Variables are divided into three groups:

Low-noise variables

$e_{it} = \sigma_1 u_{it}$

High-noise variables

$e_{it} = \sigma_2 u_{it}, \quad \sigma_2^2 \gg \sigma_1^2$

Cross-correlated variables

$e_{it} = \sigma_3 \left(u_{it} + \sum_{j=1}^C \rho_{ij} u_{jt} \right)$

Key insight

Adding variables from groups (2) or (3):

inflates idiosyncratic covariance,
distorts eigenstructure,
and reduces forecasting performance.

6. Oversampling and Factor Dominance

When one factor is over-represented in the dataset:

it dominates the principal components,
other relevant factors become poorly estimated,
forecasts targeting those factors deteriorate.

This phenomenon is labeled oversampling bias.

7. Weighted Principal Components

To address these issues, the paper proposes weighted PC estimation.

Standard PC objective

$V(k) = \frac{1}{NT} \sum_{i=1}^N \sum_{t=1}^T e_{it}^2$

Weighted objective

$W(k) = \frac{1}{NT} \sum_{i=1}^N w_{iT} \sum_{t=1}^T e_{it}^2$

where:

$w_{iT}$ : weight reflecting informativeness or contamination of series $i$

Practical rules

down-weight variables with high residual variance,
drop variables with extreme residual correlations,
group variables by economic blocks (real, nominal, volatile).

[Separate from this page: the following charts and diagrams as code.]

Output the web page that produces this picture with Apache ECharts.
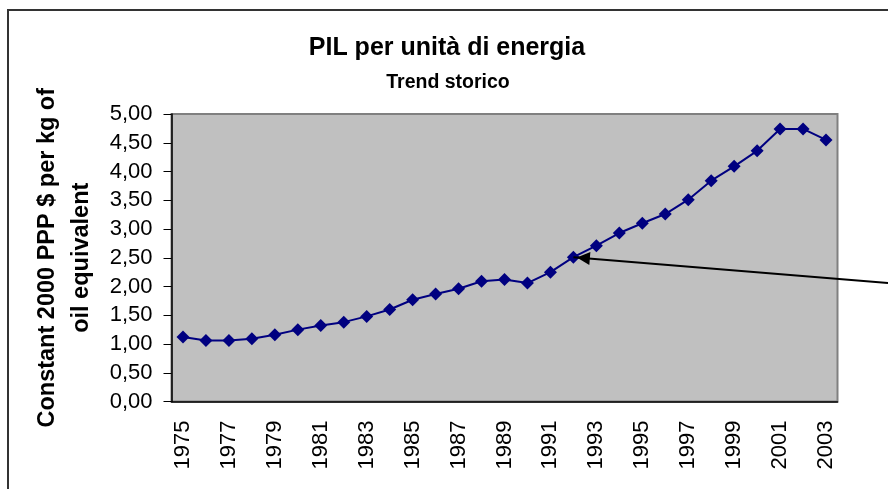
<!DOCTYPE html>
<html>
<head>
<meta charset="UTF-8">
<script src="https://cdn.jsdelivr.net/npm/echarts@6/dist/echarts.min.js"></script>
<style>
  html, body { margin: 0; padding: 0; background: #fff; }
  #main { width: 888px; height: 489px; }
</style>
</head>
<body>
<div id="main"></div>
<script>
// years on the x axis
var years = ['1975', '1976', '1977', '1978', '1979', '1980', '1981', '1982', '1983', '1984',
  '1985', '1986', '1987', '1988', '1989', '1990', '1991', '1992', '1993', '1994',
  '1995', '1996', '1997', '1998', '1999', '2000', '2001', '2002', '2003'];
// PIL per unità di energia (Constant 2000 PPP $ per kg of oil equivalent)
var pilValues = [1.12, 1.06, 1.06, 1.09, 1.16, 1.25, 1.32, 1.38, 1.48, 1.60,
  1.77, 1.87, 1.96, 2.09, 2.12, 2.06, 2.25, 2.51, 2.71, 2.93,
  3.10, 3.26, 3.51, 3.84, 4.09, 4.36, 4.74, 4.74, 4.55];
var arrowYear = '1992';

var font = 'Liberation Sans, Arial, sans-serif';
var chart = echarts.init(document.getElementById('main'));

chart.setOption({
  animation: false,
  title: [
    { text: 'PIL per unità di energia', left: 442, top: 31, textAlign: 'center',
      textStyle: { fontFamily: font, fontSize: 25, fontWeight: 'bold', color: '#000' } },
    { text: 'Trend storico', left: 443, top: 68, textAlign: 'center',
      textStyle: { fontFamily: font, fontSize: 19.5, fontWeight: 'bold', color: '#000' } }
  ],
  // outer chart frame
  graphic: [{
    type: 'rect', shape: { x: 8, y: 10, width: 1000, height: 1000 },
    style: { fill: 'none', stroke: '#333', lineWidth: 2 }
  }],
  grid: {
    left: 171.5, right: 50.5, top: 114, bottom: 87.5,
    show: true, backgroundColor: '#c0c0c0', borderColor: '#808080', borderWidth: 2
  },
  xAxis: {
    type: 'category',
    data: years,
    boundaryGap: true,
    axisLine: { lineStyle: { color: '#000', width: 1.5 } },
    axisTick: { interval: 0, length: 7, lineStyle: { color: '#000' } },
    axisLabel: { interval: 1, rotate: 90, margin: 19, fontFamily: font, fontSize: 22, color: '#000' }
  },
  yAxis: {
    type: 'value',
    min: 0, max: 5, interval: 0.5,
    name: 'Constant 2000 PPP $ per kg of\noil equivalent',
    nameLocation: 'middle',
    nameRotate: 90,
    nameGap: 72,
    nameTextStyle: { fontFamily: font, fontSize: 23.5, fontWeight: 'bold', color: '#000', lineHeight: 34 },
    splitLine: { show: false },
    axisLine: { show: true, lineStyle: { color: '#000', width: 1.5 } },
    axisTick: { show: true, length: 8, lineStyle: { color: '#000' } },
    axisLabel: {
      margin: 19, fontFamily: font, fontSize: 22, color: '#000',
      formatter: function (v) { return v.toFixed(2).replace('.', ','); }
    }
  },
  series: [{
    type: 'line',
    data: pilValues,
    clip: false,
    symbol: 'diamond',
    symbolSize: 13,
    lineStyle: { color: '#000080', width: 2 },
    itemStyle: { color: '#000080' },
    markLine: {
      silent: true,
      symbol: ['none', 'triangle'],
      symbolSize: [13, 13],
      symbolOffset: [0, [0, 10]],
      label: { show: false },
      lineStyle: { color: '#000', width: 2, type: 'solid' },
      data: [[
        { x: 888, y: 283 },
        { coord: [arrowYear, pilValues[years.indexOf(arrowYear)]] }
      ]]
    }
  }]
});
</script>
</body>
</html>
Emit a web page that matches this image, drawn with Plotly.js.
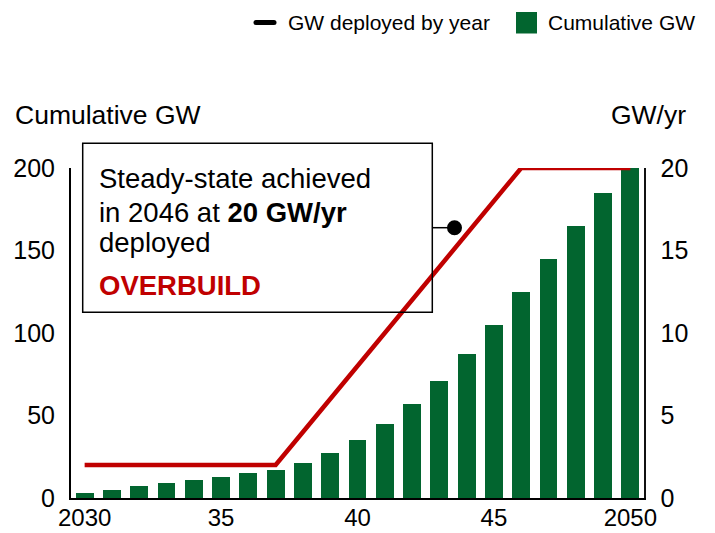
<!DOCTYPE html>
<html>
<head>
<meta charset="utf-8">
<script src="https://cdn.plot.ly/plotly-3.0.1.min.js"></script>
<style>
  html, body { margin: 0; padding: 0; background: #fff; }
  #chart { width: 715px; height: 533px; }
</style>
</head>
<body>
<div id="chart"></div>
<script>
// ---- Data ----
const years = [2030, 2031, 2032, 2033, 2034, 2035, 2036, 2037, 2038, 2039, 2040,
               2041, 2042, 2043, 2044, 2045, 2046, 2047, 2048, 2049, 2050];
const cumulativeGW = [3, 5, 7, 9, 11, 13, 15, 17, 21, 27, 35,
                      45, 57, 71, 87, 105, 125, 145, 165, 185, 200];
const gwPerYear = [2, 2, 2, 2, 2, 2, 2, 2, 4, 6, 8,
                   10, 12, 14, 16, 18, 20, 20, 20, 20, 20];
const xTickVals = [2030, 2035, 2040, 2045, 2050];
const xTickText = ["2030", "35", "40", "45", "2050"];
const yLeftTicks = [0, 50, 100, 150, 200];
const yRightTicks = [0, 5, 10, 15, 20];

// ---- Geometry helpers (pixel -> paper) ----
const W = 715, H = 533;
const L = 71, R = 644, T = 168, B = 498;
const px = x => (x - L) / (R - L);
const py = y => (B - y) / (B - T);

const FONT = "Liberation Sans, Arial, Helvetica, sans-serif";
const GREEN = "#02652f";
const RED = "#c00000";

const traces = [
  {
    type: "bar",
    name: "Cumulative GW",
    x: years,
    y: cumulativeGW,
    width: 0.65,
    marker: { color: GREEN },
    yaxis: "y",
    showlegend: false,
    hoverinfo: "x+y"
  },
  {
    type: "scatter",
    mode: "lines",
    name: "GW deployed by year",
    x: years,
    y: gwPerYear,
    line: { color: RED, width: 4.5 },
    yaxis: "y2",
    showlegend: false,
    cliponaxis: false
  }
];

const ann = (text, x, y, opts) => Object.assign({
  text: text, xref: "paper", yref: "paper", x: px(x), y: py(y),
  xanchor: "left", yanchor: "middle", showarrow: false,
  font: { family: FONT, size: 25, color: "#000" }
}, opts || {});

const layout = {
  width: W, height: H,
  margin: { l: L, r: W - R, t: T, b: H - B, pad: 0 },
  paper_bgcolor: "#fff",
  plot_bgcolor: "#fff",
  showlegend: false,
  bargap: 0,
  xaxis: {
    range: [2029.5, 2050.5],
    tickmode: "array",
    tickvals: xTickVals,
    ticktext: xTickText,
    ticks: "",
    showgrid: false,
    zeroline: false,
    showline: true,
    linecolor: "#000",
    linewidth: 2,
    ticklabelstandoff: -3,
    tickfont: { family: FONT, size: 24, color: "#000" },
    fixedrange: true
  },
  yaxis: {
    range: [0, 200],
    tickmode: "array",
    tickvals: yLeftTicks,
    ticks: "",
    showgrid: false,
    zeroline: false,
    showline: true,
    linecolor: "#000",
    linewidth: 2,
    ticklabelstandoff: 9,
    tickfont: { family: FONT, size: 25, color: "#000" },
    fixedrange: true
  },
  yaxis2: {
    range: [0, 20],
    overlaying: "y",
    side: "right",
    tickmode: "array",
    tickvals: yRightTicks,
    ticks: "",
    showgrid: false,
    zeroline: false,
    showline: true,
    linecolor: "#111",
    linewidth: 1.5,
    ticklabelstandoff: 10,
    tickfont: { family: FONT, size: 25, color: "#000" },
    fixedrange: true
  },
  shapes: [
    // callout box
    { type: "rect", xref: "paper", yref: "paper",
      x0: px(82.7), x1: px(432.3), y0: py(312.3), y1: py(143.3),
      line: { color: "#000", width: 1.5 }, fillcolor: "rgba(255,255,255,0)", layer: "above" },
    // connector
    { type: "line", xref: "paper", yref: "paper",
      x0: px(432.3), x1: px(452), y0: py(227.7), y1: py(227.7),
      line: { color: "#000", width: 1.5 } },
    // dot
    { type: "circle", xref: "paper", yref: "paper",
      x0: px(447), x1: px(462), y0: py(235.2), y1: py(220.2),
      line: { color: "#000", width: 0 }, fillcolor: "#000" },
    // legend: line symbol
    { type: "line", xref: "paper", yref: "paper",
      x0: px(256), x1: px(274), y0: py(22.5), y1: py(22.5),
      line: { color: "#000", width: 5 } },
    { type: "circle", xref: "paper", yref: "paper",
      x0: px(253.5), x1: px(258.5), y0: py(25), y1: py(20),
      line: { width: 0 }, fillcolor: "#000" },
    { type: "circle", xref: "paper", yref: "paper",
      x0: px(271.5), x1: px(276.5), y0: py(25), y1: py(20),
      line: { width: 0 }, fillcolor: "#000" },
    // legend: bar symbol
    { type: "rect", xref: "paper", yref: "paper",
      x0: px(516), x1: px(537), y0: py(33.5), y1: py(12),
      line: { width: 0 }, fillcolor: GREEN }
  ],
  annotations: [
    // axis titles
    ann("Cumulative GW", 13, 115, { font: { family: FONT, size: 26.5, color: "#000" } }),
    ann("GW/yr", 688, 115, { xanchor: "right", font: { family: FONT, size: 26.5, color: "#000" } }),
    // legend texts
    ann("GW deployed by year", 286, 23, { font: { family: FONT, size: 21, color: "#000" } }),
    ann("Cumulative GW", 546, 23, { font: { family: FONT, size: 21, color: "#000" } }),
    // callout text
    ann("Steady-state achieved", 97, 178, { font: { family: FONT, size: 27.5, color: "#000" } }),
    ann("in 2046 at <b>20 GW/yr</b>", 97, 212, { font: { family: FONT, size: 27.5, color: "#000" } }),
    ann("deployed", 97, 242, { font: { family: FONT, size: 27.5, color: "#000" } }),
    ann("<b>OVERBUILD</b>", 97, 285, { font: { family: FONT, size: 27.5, color: RED } })
  ]
};

Plotly.newPlot("chart", traces, layout, { displayModeBar: false, staticPlot: true });
</script>
</body>
</html>
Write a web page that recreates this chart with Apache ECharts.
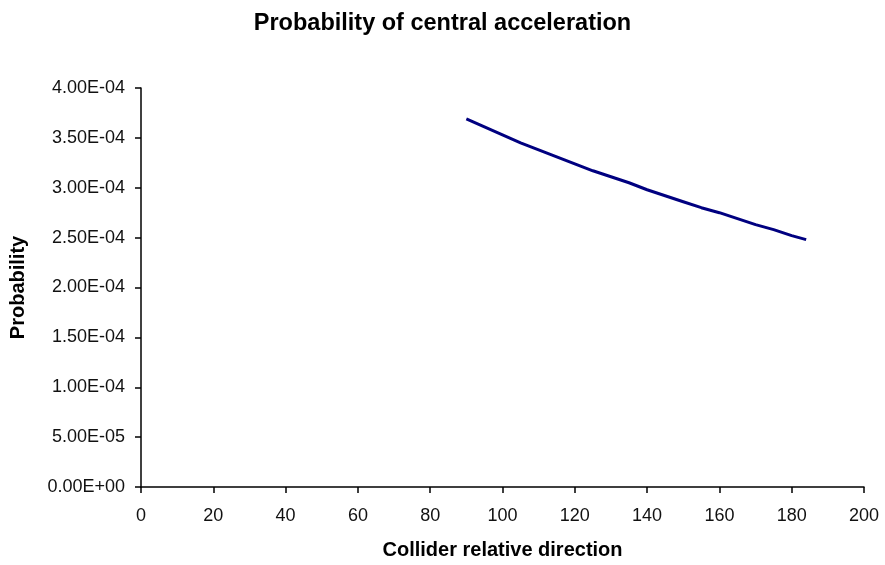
<!DOCTYPE html>
<html>
<head>
<meta charset="utf-8">
<script src="https://cdn.jsdelivr.net/npm/echarts@6/dist/echarts.min.js"></script>
<style>
  html, body { margin: 0; padding: 0; background: #fff; }
  #chart { width: 885px; height: 565px; }
</style>
</head>
<body>
<div id="chart"></div>
<script>
// Collider relative direction (degrees)
const directions = [90, 95, 100, 105, 110, 115, 120, 125, 130, 135, 140, 145, 150, 155, 160, 165, 170, 175, 180, 184];
// Probability of central acceleration at each direction
const probabilities = [3.69e-4, 3.61e-4, 3.53e-4, 3.45e-4, 3.38e-4, 3.31e-4, 3.24e-4, 3.17e-4, 3.11e-4, 3.05e-4,
                       2.98e-4, 2.92e-4, 2.86e-4, 2.80e-4, 2.75e-4, 2.69e-4, 2.63e-4, 2.58e-4, 2.52e-4, 2.48e-4];

const points = directions.map((d, i) => [d, probabilities[i]]);

// Spreadsheet-style scientific notation, e.g. 3.50E-04
function sci(v) {
  if (v === 0) return '0.00E+00';
  const parts = v.toExponential(2).split('e');
  const exp = parseInt(parts[1], 10);
  const sign = exp < 0 ? '-' : '+';
  const mag = String(Math.abs(exp)).padStart(2, '0');
  return parts[0] + 'E' + sign + mag;
}

const font = '"Liberation Sans", Arial, sans-serif';
const chart = echarts.init(document.getElementById('chart'), null, { renderer: 'canvas' });
chart.setOption({
  backgroundColor: '#ffffff',
  animation: false,
  title: {
    text: 'Probability of central acceleration',
    left: 'center',
    top: 7,
    textStyle: { fontFamily: font, fontSize: 23.5, fontWeight: 'bold', color: '#000' }
  },
  grid: { left: 141, right: 21, top: 88, bottom: 77 },
  xAxis: {
    type: 'value',
    min: 0,
    max: 200,
    interval: 20,
    name: 'Collider relative direction',
    nameLocation: 'middle',
    nameGap: 53,
    nameTextStyle: { fontFamily: font, fontSize: 20, fontWeight: 'bold', color: '#000' },
    axisLine: { show: true, lineStyle: { color: '#000', width: 1.5 } },
    axisTick: { show: true, length: 6, lineStyle: { color: '#000', width: 1.5 } },
    axisLabel: { fontFamily: font, fontSize: 18, color: '#111', margin: 20 },
    splitLine: { show: false }
  },
  yAxis: {
    type: 'value',
    min: 0,
    max: 4e-4,
    interval: 5e-5,
    name: 'Probability',
    nameLocation: 'middle',
    nameGap: 113,
    nameRotate: 90,
    nameTextStyle: { fontFamily: font, fontSize: 20, fontWeight: 'bold', color: '#000' },
    axisLine: { show: true, lineStyle: { color: '#000', width: 1.5 } },
    axisTick: { show: true, length: 6, lineStyle: { color: '#000', width: 1.5 } },
    axisLabel: { fontFamily: font, fontSize: 18, color: '#111', margin: 16, formatter: sci },
    splitLine: { show: false }
  },
  series: [{
    type: 'line',
    data: points,
    showSymbol: false,
    lineStyle: { color: '#000080', width: 3 },
    itemStyle: { color: '#000080' }
  }]
});
</script>
</body>
</html>
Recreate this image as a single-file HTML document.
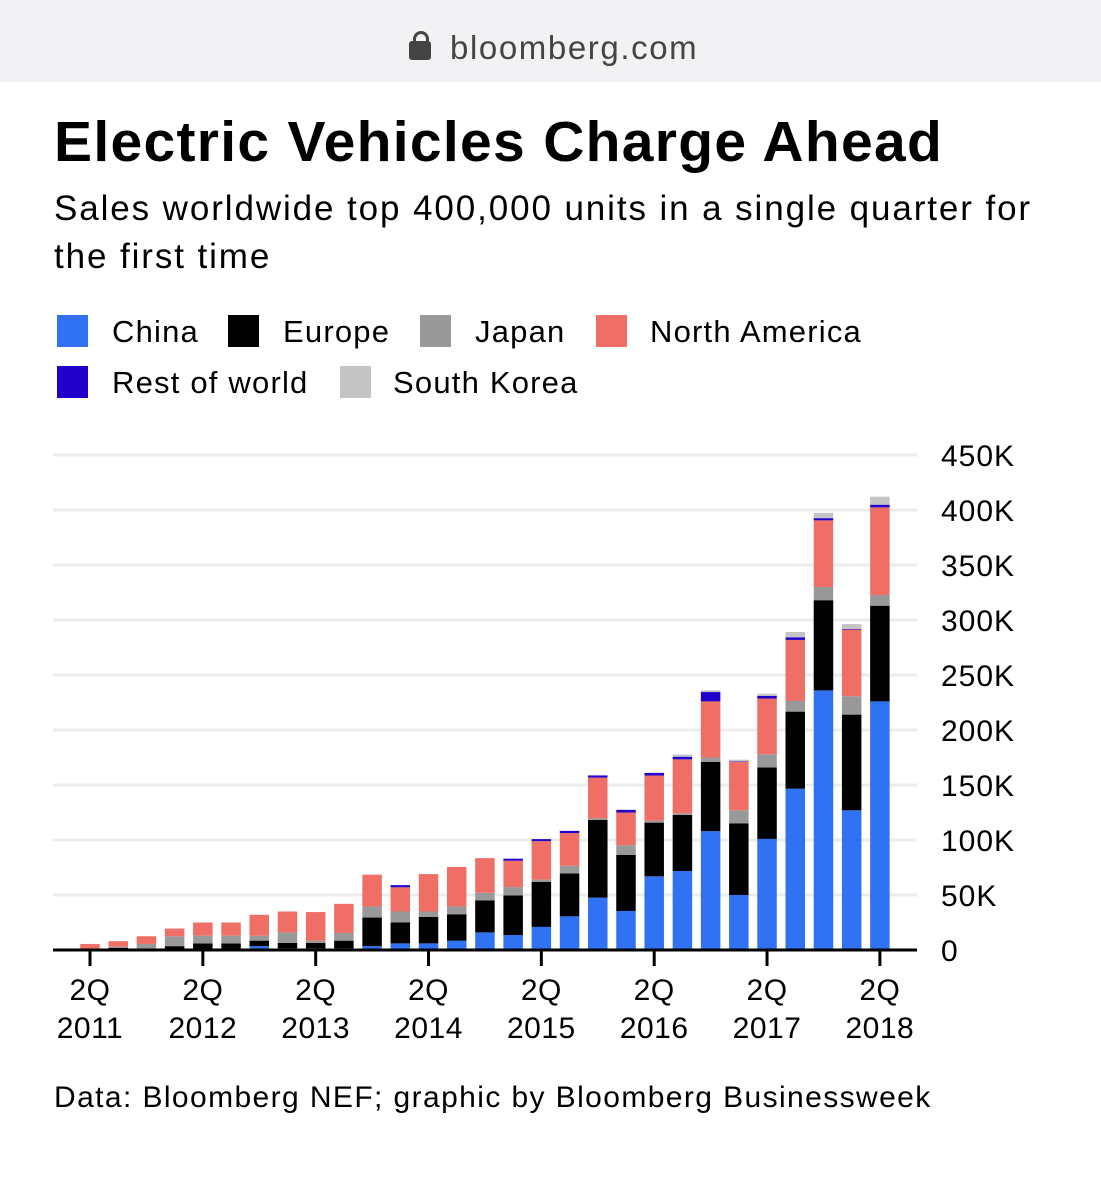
<!DOCTYPE html>
<html><head><meta charset="utf-8"><style>
body{margin:0;width:1101px;height:1200px;background:#fff;font-family:"Liberation Sans",sans-serif;overflow:hidden;position:relative}
.t{position:absolute;white-space:nowrap}
</style></head><body>
<div style="position:absolute;left:0;top:0;width:1101px;height:82px;background:#f2f2f4"></div>
<div style="position:absolute;left:409px;top:41px;width:22px;height:19px;background:#444;border-radius:3px"></div>
<div style="position:absolute;left:413px;top:31px;width:10px;height:14px;border:3px solid #444;border-bottom:none;border-radius:8px 8px 0 0"></div>
<div class="t" style="left:450px;top:29px;font-size:33px;color:#444;letter-spacing:1.6px">bloomberg.com</div>
<div class="t" style="left:54px;top:109px;font-size:57px;font-weight:bold;letter-spacing:1.3px">Electric Vehicles Charge Ahead</div>
<div class="t" style="left:54px;top:185px;font-size:35px;line-height:48px;letter-spacing:1.9px">Sales worldwide top 400,000 units in a single quarter for<br>the first time</div>
<svg id="c" width="1101" height="1200" style="position:absolute;left:0;top:0" font-family="Liberation Sans, sans-serif"></svg>
<div class="t" style="left:54px;top:1081px;font-size:30px;letter-spacing:1.4px">Data: Bloomberg NEF; graphic by Bloomberg Businessweek</div>
<script>
const seriesNames=["China","Europe","Japan","North America","Rest of world","South Korea"];
const china=[0,1,0.5,1,1,1,3.5,1.5,1.5,1.5,3.5,6,6,8.5,16,13.6,21,30.6,47.6,35.5,67,71.8,108,50,101,146.7,236,127,226];
const europe=[0.5,1,1,2.5,5,5,5,5,5,7,26,19,24,24,29,36,41,39,70.6,51,48.8,51,63,65,65,70,82,87,87];
const japan=[0,1,4,9,7,7,4.5,9.5,2,7,10,10,5,7,7,7.6,2,7,1.5,8.8,1.8,1.5,4,12,12,9.7,12,16.7,9.7];
const northAmerica=[5,5,7,7,12,12,19,19,26,26.5,29,22,34,36,31.5,24,35,29.7,37,29.7,41,49,51,44,50.6,55.5,60.6,60.6,79.7];
const restOfWorld=[0,0,0,0,0,0,0,0,0,0,0,2,0,0,0,1.8,1.8,2,2,2.4,2.4,2.4,8.5,0.5,2.4,2.4,2,0.5,2.4];
const southKorea=[0,0,0,0,0,0,0,0,0,0,0,0,0,0,0,0,0,0,0,0,0,2,1.5,1.5,2,4.8,4.8,4.5,7.3];
const yTicks=[0,50,100,150,200,250,300,350,400,450];
const yTickLabels=["0","50K","100K","150K","200K","250K","300K","350K","400K","450K"];
const xTickIdx=[0,4,8,12,16,20,24,28];
const xTickLabels=[["2Q","2011"],["2Q","2012"],["2Q","2013"],["2Q","2014"],["2Q","2015"],["2Q","2016"],["2Q","2017"],["2Q","2018"]];
const colors=["#3172f5","#000000","#999999","#ef6f66","#2200cc","#c4c4c4"];
const svg=document.getElementById('c');const NS='http://www.w3.org/2000/svg';
function y(v){return 950-v*1.1;}
function x(i){return 90+i*28.21;}
function mk(t,a){const e=document.createElementNS(NS,t);for(const k in a)e.setAttribute(k,a[k]);svg.appendChild(e);return e;}
yTicks.forEach((v,i)=>{
 if(v>0){const g=mk('line',{x1:53,x2:917,y1:y(v),y2:y(v),stroke:'#ececec','stroke-width':3});
 
 }
 const t=mk('text',{x:941,y:y(v)+11,'font-size':30,fill:'#000','letter-spacing':1});t.textContent=yTickLabels[i];
 
 
});
const all=[china,europe,japan,northAmerica,restOfWorld,southKorea];
for(let i=0;i<china.length;i++){let base=0;
 all.forEach((s,k)=>{const v=s[i];if(v<=0)return;
  const r=mk('rect',{x:x(i)-9.75,width:19.5,y:y(base+v),height:v*1.1,fill:colors[k]});
  
  
  base+=v;});
}
const ax=mk('line',{x1:53,x2:917,y1:950,y2:950,stroke:'#000','stroke-width':3});


xTickIdx.forEach((idx,j)=>{
 const tk=mk('line',{x1:x(idx),x2:x(idx),y1:950,y2:966,stroke:'#000','stroke-width':3});
 
 
 xTickLabels[j].forEach((s,l)=>{const t=mk('text',{x:x(idx),y:1000+l*38,'font-size':30,'text-anchor':'middle','letter-spacing':0.5});t.textContent=s;
 
 });
});
const leg=[[57,315,112,"China"],[228,315,283,"Europe"],[420,315,475,"Japan"],[596,315,650,"North America"],[57,366,112,"Rest of world"],[340,366,393,"South Korea"]];
leg.forEach((l,k)=>{
 const r=mk('rect',{x:l[0],y:l[1],width:31,height:32,fill:colors[k]});
 
 
 const t=mk('text',{x:l[2],y:l[1]+27,'font-size':31,'letter-spacing':1.2});t.textContent=l[3];
 
 
});
</script>
</body></html>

Empirically, smaller and cleaner datasets outperform large noisy panels.

8. Methodological Takeaways

This paper establishes that:

Factor estimation quality depends on data structure, not data size.
Adding variables may:
- weaken common components,
- amplify correlated noise,
- bias factor space estimation.
Intelligent selection and weighting dominate brute-force data expansion.

More data are not always better data.